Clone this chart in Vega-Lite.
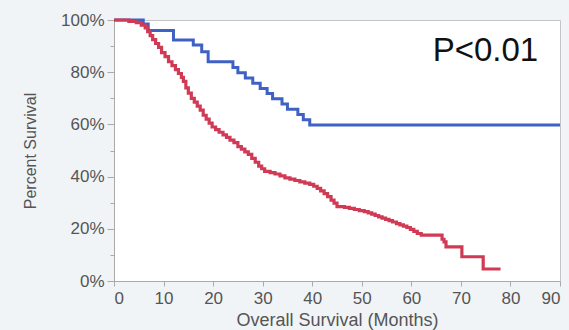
{
  "$schema": "https://vega.github.io/schema/vega-lite/v6.json",
  "width": 446,
  "height": 261,
  "autosize": {"type": "none"},
  "padding": {"left": 114, "top": 20, "right": 9, "bottom": 49},
  "background": "#f1f4f7",
  "config": {
    "view": {"fill": "white", "stroke": "#c4c4c4", "strokeWidth": 1},
    "font": "Liberation Sans"
  },
  "datasets": {
    "blue": [
      {"month": 0, "pct": 100}, {"month": 5.9, "pct": 98.5}, {"month": 6.9, "pct": 96},
      {"month": 12, "pct": 92.3}, {"month": 16, "pct": 90.4}, {"month": 17.7, "pct": 87.8},
      {"month": 19, "pct": 84}, {"month": 24, "pct": 81.8}, {"month": 25, "pct": 79.8},
      {"month": 26.5, "pct": 77.8}, {"month": 28, "pct": 75.8}, {"month": 29.5, "pct": 73.8},
      {"month": 30.9, "pct": 71.8}, {"month": 32, "pct": 69.8}, {"month": 33.9, "pct": 67.8},
      {"month": 35, "pct": 65.8}, {"month": 37.1, "pct": 63.8}, {"month": 38.2, "pct": 61.8},
      {"month": 39.5, "pct": 59.8}, {"month": 90, "pct": 59.8}
    ],
    "red": [
      {"month": 0, "pct": 100}, {"month": 3, "pct": 99.5}, {"month": 4.5, "pct": 99}, {"month": 5.5, "pct": 98},
      {"month": 6.3, "pct": 97}, {"month": 6.8, "pct": 95.5}, {"month": 7.3, "pct": 94}, {"month": 7.8, "pct": 92.5},
      {"month": 8.4, "pct": 91}, {"month": 9, "pct": 89.5}, {"month": 9.6, "pct": 87.5}, {"month": 10.3, "pct": 86},
      {"month": 11, "pct": 84}, {"month": 11.7, "pct": 82.5}, {"month": 12.4, "pct": 81}, {"month": 13, "pct": 79.5},
      {"month": 13.6, "pct": 78}, {"month": 14, "pct": 76.5}, {"month": 14.5, "pct": 74}, {"month": 15, "pct": 72},
      {"month": 15.6, "pct": 70}, {"month": 16.2, "pct": 68.5}, {"month": 16.8, "pct": 67}, {"month": 17.4, "pct": 65.5},
      {"month": 18, "pct": 63.5}, {"month": 18.6, "pct": 62}, {"month": 19.2, "pct": 60.5}, {"month": 19.8, "pct": 59},
      {"month": 20.5, "pct": 58}, {"month": 21.2, "pct": 57}, {"month": 22, "pct": 56}, {"month": 22.7, "pct": 55},
      {"month": 23.4, "pct": 54}, {"month": 24.2, "pct": 53}, {"month": 25, "pct": 51.5}, {"month": 25.7, "pct": 50.5},
      {"month": 26.4, "pct": 49.5}, {"month": 27.1, "pct": 48.5}, {"month": 27.8, "pct": 47}, {"month": 28.5, "pct": 45.5},
      {"month": 29.2, "pct": 44}, {"month": 29.8, "pct": 43}, {"month": 30.4, "pct": 42}, {"month": 31.5, "pct": 41.5},
      {"month": 32.5, "pct": 41}, {"month": 33.5, "pct": 40.3}, {"month": 34.5, "pct": 39.5}, {"month": 35.5, "pct": 39},
      {"month": 36.5, "pct": 38.5}, {"month": 37.5, "pct": 38}, {"month": 38.5, "pct": 37.5}, {"month": 39.5, "pct": 37},
      {"month": 40.3, "pct": 36.3}, {"month": 41, "pct": 35.5}, {"month": 41.7, "pct": 34.5}, {"month": 42.4, "pct": 33.5},
      {"month": 43.1, "pct": 32.3}, {"month": 43.8, "pct": 31}, {"month": 44.4, "pct": 29.8}, {"month": 45, "pct": 28.5},
      {"month": 46.5, "pct": 28.2}, {"month": 47.5, "pct": 27.8}, {"month": 48.5, "pct": 27.4}, {"month": 49.5, "pct": 27},
      {"month": 50.5, "pct": 26.6}, {"month": 51.3, "pct": 26.1}, {"month": 52, "pct": 25.6}, {"month": 52.7, "pct": 25.1},
      {"month": 53.4, "pct": 24.6}, {"month": 54.1, "pct": 24.1}, {"month": 54.8, "pct": 23.6}, {"month": 55.5, "pct": 23.1},
      {"month": 56.2, "pct": 22.6}, {"month": 57, "pct": 22}, {"month": 57.7, "pct": 21.5}, {"month": 58.4, "pct": 21},
      {"month": 59.1, "pct": 20.5}, {"month": 59.8, "pct": 19.8}, {"month": 60.5, "pct": 19}, {"month": 61.2, "pct": 18.2},
      {"month": 62, "pct": 17.6}, {"month": 66.2, "pct": 16}, {"month": 66.6, "pct": 15}, {"month": 67, "pct": 13.1},
      {"month": 70.2, "pct": 9.3}, {"month": 74.5, "pct": 4.6}, {"month": 78, "pct": 4.6}
    ],
    "note": [{"month": 85.6, "pct": 88.3, "label": "P<0.01"}]
  },
  "encoding": {
    "x": {
      "field": "month", "type": "quantitative",
      "scale": {"domain": [0, 90], "nice": false},
      "axis": {
        "values": [0, 10, 20, 30, 40, 50, 60, 70, 80, 90],
        "title": "Overall Survival (Months)",
        "grid": false,
        "domainColor": "#aaaaaa", "tickColor": "#aaaaaa", "tickSize": 5,
        "labelColor": "#555555", "labelFontSize": 17, "labelPadding": 4,
        "titleColor": "#555555", "titleFontSize": 18, "titleFontWeight": "normal", "titlePadding": 5
      }
    },
    "y": {
      "field": "pct", "type": "quantitative",
      "scale": {"domain": [0, 100], "nice": false},
      "axis": {
        "values": [0, 10, 20, 30, 40, 50, 60, 70, 80, 90, 100],
        "labelExpr": "datum.value % 20 == 0 ? datum.value + '%' : ''",
        "tickSize": {"condition": {"test": "datum.value % 20 == 0", "value": 7}, "value": 4},
        "title": "Percent Survival",
        "grid": false,
        "domainColor": "#aaaaaa", "tickColor": "#aaaaaa",
        "labelColor": "#555555", "labelFontSize": 17, "labelPadding": 3,
        "titleColor": "#555555", "titleFontSize": 16, "titleFontWeight": "normal", "titlePadding": 22
      }
    }
  },
  "layer": [
    {
      "data": {"name": "blue"},
      "mark": {"type": "line", "interpolate": "step-after", "color": "#3f60c4", "strokeWidth": 3}
    },
    {
      "data": {"name": "red"},
      "mark": {"type": "line", "interpolate": "step-after", "color": "#d03a55", "strokeWidth": 3.2}
    },
    {
      "data": {"name": "note"},
      "mark": {"type": "text", "align": "right", "baseline": "middle", "fontSize": 33, "color": "#111111", "font": "Liberation Sans"},
      "encoding": {"text": {"field": "label"}}
    }
  ]
}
-------
__Given task__
Working from the material above, transcribe it exactly while omitting pictures.

__Task response__
Clone this chart in Vega-Lite.
{
  "$schema": "https://vega.github.io/schema/vega-lite/v6.json",
  "width": 446,
  "height": 261,
  "autosize": {"type": "none"},
  "padding": {"left": 114, "top": 20, "right": 9, "bottom": 49},
  "background": "#f1f4f7",
  "config": {
    "view": {"fill": "white", "stroke": "#c4c4c4", "strokeWidth": 1},
    "font": "Liberation Sans"
  },
  "datasets": {
    "blue": [
      {"month": 0, "pct": 100}, {"month": 5.9, "pct": 98.5}, {"month": 6.9, "pct": 96},
      {"month": 12, "pct": 92.3}, {"month": 16, "pct": 90.4}, {"month": 17.7, "pct": 87.8},
      {"month": 19, "pct": 84}, {"month": 24, "pct": 81.8}, {"month": 25, "pct": 79.8},
      {"month": 26.5, "pct": 77.8}, {"month": 28, "pct": 75.8}, {"month": 29.5, "pct": 73.8},
      {"month": 30.9, "pct": 71.8}, {"month": 32, "pct": 69.8}, {"month": 33.9, "pct": 67.8},
      {"month": 35, "pct": 65.8}, {"month": 37.1, "pct": 63.8}, {"month": 38.2, "pct": 61.8},
      {"month": 39.5, "pct": 59.8}, {"month": 90, "pct": 59.8}
    ],
    "red": [
      {"month": 0, "pct": 100}, {"month": 3, "pct": 99.5}, {"month": 4.5, "pct": 99}, {"month": 5.5, "pct": 98},
      {"month": 6.3, "pct": 97}, {"month": 6.8, "pct": 95.5}, {"month": 7.3, "pct": 94}, {"month": 7.8, "pct": 92.5},
      {"month": 8.4, "pct": 91}, {"month": 9, "pct": 89.5}, {"month": 9.6, "pct": 87.5}, {"month": 10.3, "pct": 86},
      {"month": 11, "pct": 84}, {"month": 11.7, "pct": 82.5}, {"month": 12.4, "pct": 81}, {"month": 13, "pct": 79.5},
      {"month": 13.6, "pct": 78}, {"month": 14, "pct": 76.5}, {"month": 14.5, "pct": 74}, {"month": 15, "pct": 72},
      {"month": 15.6, "pct": 70}, {"month": 16.2, "pct": 68.5}, {"month": 16.8, "pct": 67}, {"month": 17.4, "pct": 65.5},
      {"month": 18, "pct": 63.5}, {"month": 18.6, "pct": 62}, {"month": 19.2, "pct": 60.5}, {"month": 19.8, "pct": 59},
      {"month": 20.5, "pct": 58}, {"month": 21.2, "pct": 57}, {"month": 22, "pct": 56}, {"month": 22.7, "pct": 55},
      {"month": 23.4, "pct": 54}, {"month": 24.2, "pct": 53}, {"month": 25, "pct": 51.5}, {"month": 25.7, "pct": 50.5},
      {"month": 26.4, "pct": 49.5}, {"month": 27.1, "pct": 48.5}, {"month": 27.8, "pct": 47}, {"month": 28.5, "pct": 45.5},
      {"month": 29.2, "pct": 44}, {"month": 29.8, "pct": 43}, {"month": 30.4, "pct": 42}, {"month": 31.5, "pct": 41.5},
      {"month": 32.5, "pct": 41}, {"month": 33.5, "pct": 40.3}, {"month": 34.5, "pct": 39.5}, {"month": 35.5, "pct": 39},
      {"month": 36.5, "pct": 38.5}, {"month": 37.5, "pct": 38}, {"month": 38.5, "pct": 37.5}, {"month": 39.5, "pct": 37},
      {"month": 40.3, "pct": 36.3}, {"month": 41, "pct": 35.5}, {"month": 41.7, "pct": 34.5}, {"month": 42.4, "pct": 33.5},
      {"month": 43.1, "pct": 32.3}, {"month": 43.8, "pct": 31}, {"month": 44.4, "pct": 29.8}, {"month": 45, "pct": 28.5},
      {"month": 46.5, "pct": 28.2}, {"month": 47.5, "pct": 27.8}, {"month": 48.5, "pct": 27.4}, {"month": 49.5, "pct": 27},
      {"month": 50.5, "pct": 26.6}, {"month": 51.3, "pct": 26.1}, {"month": 52, "pct": 25.6}, {"month": 52.7, "pct": 25.1},
      {"month": 53.4, "pct": 24.6}, {"month": 54.1, "pct": 24.1}, {"month": 54.8, "pct": 23.6}, {"month": 55.5, "pct": 23.1},
      {"month": 56.2, "pct": 22.6}, {"month": 57, "pct": 22}, {"month": 57.7, "pct": 21.5}, {"month": 58.4, "pct": 21},
      {"month": 59.1, "pct": 20.5}, {"month": 59.8, "pct": 19.8}, {"month": 60.5, "pct": 19}, {"month": 61.2, "pct": 18.2},
      {"month": 62, "pct": 17.6}, {"month": 66.2, "pct": 16}, {"month": 66.6, "pct": 15}, {"month": 67, "pct": 13.1},
      {"month": 70.2, "pct": 9.3}, {"month": 74.5, "pct": 4.6}, {"month": 78, "pct": 4.6}
    ],
    "note": [{"month": 85.6, "pct": 88.3, "label": "P<0.01"}]
  },
  "encoding": {
    "x": {
      "field": "month", "type": "quantitative",
      "scale": {"domain": [0, 90], "nice": false},
      "axis": {
        "values": [0, 10, 20, 30, 40, 50, 60, 70, 80, 90],
        "title": "Overall Survival (Months)",
        "grid": false,
        "domainColor": "#aaaaaa", "tickColor": "#aaaaaa", "tickSize": 5,
        "labelColor": "#555555", "labelFontSize": 17, "labelPadding": 4,
        "titleColor": "#555555", "titleFontSize": 18, "titleFontWeight": "normal", "titlePadding": 5
      }
    },
    "y": {
      "field": "pct", "type": "quantitative",
      "scale": {"domain": [0, 100], "nice": false},
      "axis": {
        "values": [0, 10, 20, 30, 40, 50, 60, 70, 80, 90, 100],
        "labelExpr": "datum.value % 20 == 0 ? datum.value + '%' : ''",
        "tickSize": {"condition": {"test": "datum.value % 20 == 0", "value": 7}, "value": 4},
        "title": "Percent Survival",
        "grid": false,
        "domainColor": "#aaaaaa", "tickColor": "#aaaaaa",
        "labelColor": "#555555", "labelFontSize": 17, "labelPadding": 3,
        "titleColor": "#555555", "titleFontSize": 16, "titleFontWeight": "normal", "titlePadding": 22
      }
    }
  },
  "layer": [
    {
      "data": {"name": "blue"},
      "mark": {"type": "line", "interpolate": "step-after", "color": "#3f60c4", "strokeWidth": 3}
    },
    {
      "data": {"name": "red"},
      "mark": {"type": "line", "interpolate": "step-after", "color": "#d03a55", "strokeWidth": 3.2}
    },
    {
      "data": {"name": "note"},
      "mark": {"type": "text", "align": "right", "baseline": "middle", "fontSize": 33, "color": "#111111", "font": "Liberation Sans"},
      "encoding": {"text": {"field": "label"}}
    }
  ]
}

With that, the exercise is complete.